Friday, March 30, 2007

Olmert praises peace 'revolution'

Israel's premier has lauded Arab peace moves as "revolutionary", but stressed he did not accept the entire Arab plan.

Ehud Olmert gave a series of interviews with Israeli newspapers in response to the revival of a 2002 Saudi peace plan, adopted at the Arab summit in Riyadh.

He said: "We do not delude ourselves - they want us to go back to the 1967 borders and also the right of return".

Returning the 1948 Palestinian refugees to what is now Israel, is "something we certainly can't agree to", he added.

Israel rejected the Saudi plan out-of-hand when it was first proposed five years ago.

The governments of Ariel Sharon and Mr Olmert favoured unilateral withdrawals from some of the land occupied in 1967 to "disengage" from the Palestinians.

However, the idea of disengagement was discredited in 2006 when a wave of missile attacks were launched by Palestinian and Lebanese militants from territory Israel had unilaterally withdrawn from.

Comprehensive deal

The Arab plan offers the setting up of normal ties with Israel by all Arab states in return for ending the occupation of Syrian and Palestinian land and the creation of a Palestinian state.

It also calls for a "just solution" to the refugee question - in line with in UN General Assembly Resolution 194. This resolution proposes that Palestinian refugees should be allowed to go back to their homes or be compensated.

Mr Olmert said this week's Arab League summit in Riyadh, which had re-endorsed the plan, demonstrated a "revolutionary change in outlook".

"The countries who count in the Arab world have started to understand that Israel is not their biggest worry," he told Haaretz newspaper.

He told Yediot Ahronot there was "a real chance that within five years Israel will be able to reach a comprehensive peace deal with its enemies".

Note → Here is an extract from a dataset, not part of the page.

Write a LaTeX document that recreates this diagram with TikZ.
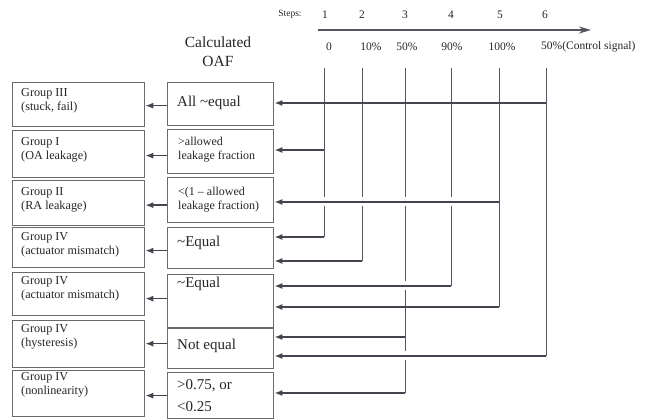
\documentclass[tikz,border=0pt]{standalone}
\usepackage{fontspec}
\setmainfont{Liberation Serif}
\usetikzlibrary{arrows.meta,calc}
\definecolor{lin}{HTML}{44444F}
\definecolor{vln}{HTML}{55555F}
\definecolor{bx}{HTML}{6A6A6A}
\definecolor{txt}{HTML}{262626}
\begin{document}
\begin{tikzpicture}[x=1pt,y=-1pt,
  box/.style={draw=bx,line width=1.3pt,anchor=north west,inner sep=0pt},
  lbox/.style={box,minimum width=132pt},
  rbox/.style={box,minimum width=106pt},
  ltxt/.style={anchor=west,inner sep=0pt,align=left,text=txt,font=\fontsize{12.2}{14}\selectfont},
  rsmall/.style={anchor=west,inner sep=0pt,align=left,text=txt,font=\fontsize{12}{14}\selectfont},
  rbig/.style={anchor=west,inner sep=0pt,align=left,text=txt,font=\fontsize{15}{22}\selectfont},
  lbl/.style={inner sep=0pt,text=txt,font=\fontsize{11.5}{13}\selectfont},
  vline/.style={draw=vln,line width=1pt},
  arr/.style={draw=lin,line width=1.5pt,-{Latex[length=8pt,width=6pt]}},
  gapw/.style={draw=white,line width=9pt}
]
\fill[white] (0,0) rectangle (656,419);
\useasboundingbox (0,0) rectangle (656,419);

% header
\node[inner sep=0pt,align=center,text=txt,font=\fontsize{15.5}{19}\selectfont] (hdr) at (218,52) {Calculated\\OAF};
\node[lbl,font=\fontsize{9.5}{11}\selectfont] (steps) at (290,14) {Steps:};
\foreach \n/\x in {1/325,2/362,3/405,4/451,5/500,6/545}
  \node[lbl] (s\n) at (\x,15) {\n};
\coordinate (sa) at (318,30);
\coordinate (sb) at (591,30);
\draw[draw=vln,line width=2.2pt,-{Stealth[length=12pt,width=7pt]}] (sa) -- (sb);
\node[lbl] (p1) at (329,47) {0};
\node[lbl] (p2) at (371,47) {10\%};
\node[lbl] (p3) at (407,47) {50\%};
\node[lbl] (p4) at (452,47) {90\%};
\node[lbl] (p5) at (502,47) {100\%};
\node[lbl,anchor=west] (p6) at (541,47) {50\%(Control signal)};

% left boxes
\node[lbox,minimum height=44pt] (L1) at (12,82) {};
\node[lbox,minimum height=47pt] (L2) at (12,130) {};
\node[lbox,minimum height=45pt] (L3) at (12,180) {};
\node[lbox,minimum height=40pt] (L4) at (12,227) {};
\node[lbox,minimum height=43pt] (L5) at (12,272) {};
\node[lbox,minimum height=47pt] (L6) at (12,320) {};
\node[lbox,minimum height=46pt] (L7) at (12,370) {};
\node[ltxt] (L1t) at (21,100.5) {Group III\\(stuck, fail)};
\node[ltxt] (L2t) at (21,150) {Group I\\(OA leakage)};
\node[ltxt] (L3t) at (21,199.5) {Group II\\(RA leakage)};
\node[ltxt] (L4t) at (21,245) {Group IV\\(actuator mismatch)};
\node[ltxt] (L5t) at (21,288.5) {Group IV\\(actuator mismatch)};
\node[ltxt] (L6t) at (21,336.5) {Group IV\\(hysteresis)};
\node[ltxt] (L7t) at (21,385) {Group IV\\(nonlinearity)};

% right boxes
\node[rbox,minimum height=43pt] (R1) at (167,82) {};
\node[rbox,minimum height=44pt] (R2) at (167,129) {};
\node[rbox,minimum height=45pt] (R3) at (167,177) {};
\node[rbox,minimum height=41pt] (R4) at (167,227) {};
\node[rbox,minimum height=53pt] (R5) at (167,274) {};
\node[rbox,minimum height=40pt] (R6) at (167,328) {};
\node[rbox,minimum height=46pt] (R7) at (167,372) {};
\node[rbig] (R1t) at (177,103) {All \textasciitilde equal};
\node[rsmall] (R2t) at (178,150) {>allowed\\leakage fraction};
\node[rsmall] (R3t) at (178,199.5) {<(1 – allowed\\leakage fraction)};
\node[rbig] (R4t) at (177,243) {\textasciitilde Equal};
\node[rbig] (R5t) at (177,284) {\textasciitilde Equal};
\node[rbig] (R6t) at (177,346) {Not equal};
\node[rbig] (R7t) at (177,396) {>0.75, or\\<0.25};

% arrows between boxes
\draw[arr] ([yshift=-1.5pt]R1.west) -- ([yshift=-1.5pt]R1.west -| L1.east);
\draw[arr] ([yshift=-4pt]R2.west) -- ([yshift=-4pt]R2.west -| L2.east);
\draw[arr] ([yshift=-5pt]R3.west) -- ([yshift=-5pt]R3.west -| L3.east);
\draw[arr] ([yshift=-2.5pt]R4.west) -- ([yshift=-2.5pt]R4.west -| L4.east);
\draw[arr] ([yshift=2.5pt]R5.west) -- ([yshift=2.5pt]R5.west -| L5.east);
\draw[arr] ([yshift=5pt]R6.west) -- ([yshift=5pt]R6.west -| L6.east);
\draw[arr] (R7.west) -- (R7.west -| L7.east);

% step columns
\coordinate (c1) at (324,68);
\coordinate (c2) at (362,68);
\coordinate (c3) at (405,68);
\coordinate (c4) at (451,68);
\coordinate (c5) at (499,68);
\coordinate (c6) at (546,68);
\coordinate (e1) at (324,237);
\coordinate (e2) at (362,261);
\coordinate (e3) at (405,393);
\coordinate (e4) at (451,286);
\coordinate (e5) at (499,307);
\coordinate (e6) at (546,356);
\coordinate (t1) at (324,150);
\coordinate (t3) at (405,337);
\coordinate (t5) at (499,202);
\coordinate (t6) at (546,103);
\foreach \i in {1,...,6} \draw[vline] (c\i) -- (e\i);

% gaps where lines cross
\draw[gapw] ([xshift=-3pt]t5) -- (318,202);
\draw[gapw] (412,286) -- (398,286);
\draw[gapw] (412,356) -- (398,356);

% connectors
\draw[arr] (t6) -- (t6 -| R1.east);
\draw[arr] (t1) -- (t1 -| R2.east);
\draw[arr] (t5) -- (t5 -| R3.east);
\draw[arr] (e1) -- (e1 -| R4.east);
\draw[arr] (e2) -- (e2 -| R4.east);
\draw[arr] (e4) -- (e4 -| R5.east);
\draw[arr] (e5) -- (e5 -| R5.east);
\draw[arr] (t3) -- (t3 -| R6.east);
\draw[arr] (e6) -- (e6 -| R6.east);
\draw[arr] (e3) -- (e3 -| R7.east);
\end{tikzpicture}
\end{document}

Mr Olmert is struggling with very low approval ratings among Israeli voters, with just two percent saying they trusted their prime minister in a recent opinion poll, and more than two-thirds saying they want him to resign.

More than four million UN-registered Palestinian refugees claim the right to return to homes and land taken over by Israel in 1948.

Israel fiercely opposes the refugees' claim because it would spell the end of the Jewish majority in the Jewish state.